An older interviewed woman who some time ago had to prostitute herself to support the family of her ill brother and who in the meantime is involved in AIDS-prevention, calls the actual closed border >the war<. This >war< dried off the money flowing from the north and cancelled the basis of existence for older women like her. She shows her baby and narrates how she got it: It is a >present< of a young prostitute who is HIV-positive and a heroin addict. Nothing is natural in Ciudad Juarez, everything is under the dictate of the pancapitalistic machine. It is what Jottar said in the beginning: >So you need the crossing of bodies to produce the discursive space of the nation state and also to produce a type of real place as a border.< And this place is always represented as a dangerous place, which may lead to death, if you do not fit to its prohibitions.
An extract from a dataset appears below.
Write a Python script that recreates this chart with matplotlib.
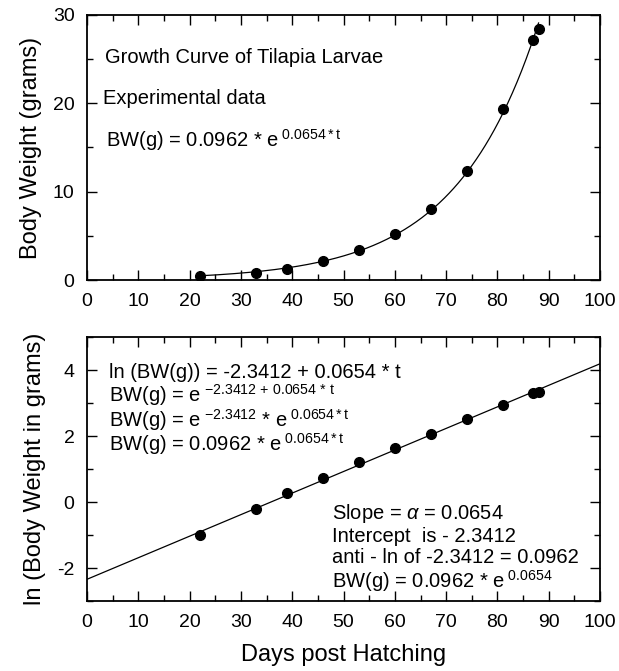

Since 1994 more than 140 women have been killed and buried in the desert. Many girls are missing, many victims remain unidentified. Sometimes they only find parts of clothing, sometimes the clothing has been exchanged among the corpses. The pattern of the murders remains always the same: raped, strangled, stabbed. We learn that the nameless murdered women are catalogued by the kind of wounds which led to their deaths and that the local corporations do not want to be named as their employers. Thus, the dead woman from the South becomes the metaphor of this wound which is always represented as an effect of this war zone. But Biemann goes one step forward and argues that the way of female death is being caused by the rhythm of the machines: >The compulsive, repetitive violence of serial killing does not exist without an extreme entanglement between eroticized violence and mass technologies of registration, identification, reduplication and simulation. [...] Serial killing is a form of public violence proper to a machine culture<. A woman who struggles for these murders to be solved and the murderers caught, comments that not all murders are serial killings. Some men take advantage of the dominant serial killing role model and kill the lover who doesnt suit them anymore.

The economic war which dominates this region, is made over the bodies of poor women from the South and can therefore be endlessly naturalised and renewed. The new international labour division is structured as a >technology of gender< (Teresa de Lauretis). It’s for the permanent re-construction of gender difference, for the consolidation of power, subjectivity and identity in a scared world of cyborgs. According to Biemann it is only the line of sexual difference which marks the one fundamental difference being recognised in serial killing. >Performing the Border< refers to the opening up and closing of bodies in the endless cycle of actual high-tech-control-technology, where they are consumed, produced and fixed as female. >We believe technology is good when its shared for the benefit of all<, states the journalist Isabel Velazquez. >Everything should be shared, there is a social price thats not being shared and there is a wealth thats not being shared. Its not enough to pay minimum wage.<


notes:
*maquiladora is the spanish word for golden mills and means the plants for mass production constituted by low-wage
**In 1988, Biemann already researched the conditions under which women work
at the low end of high technology in Mexico for her "border project"
installation where she related the effects to the new international labor
division.

(This text is written for the feminist art magazine n.paradoxa, London, July 1999)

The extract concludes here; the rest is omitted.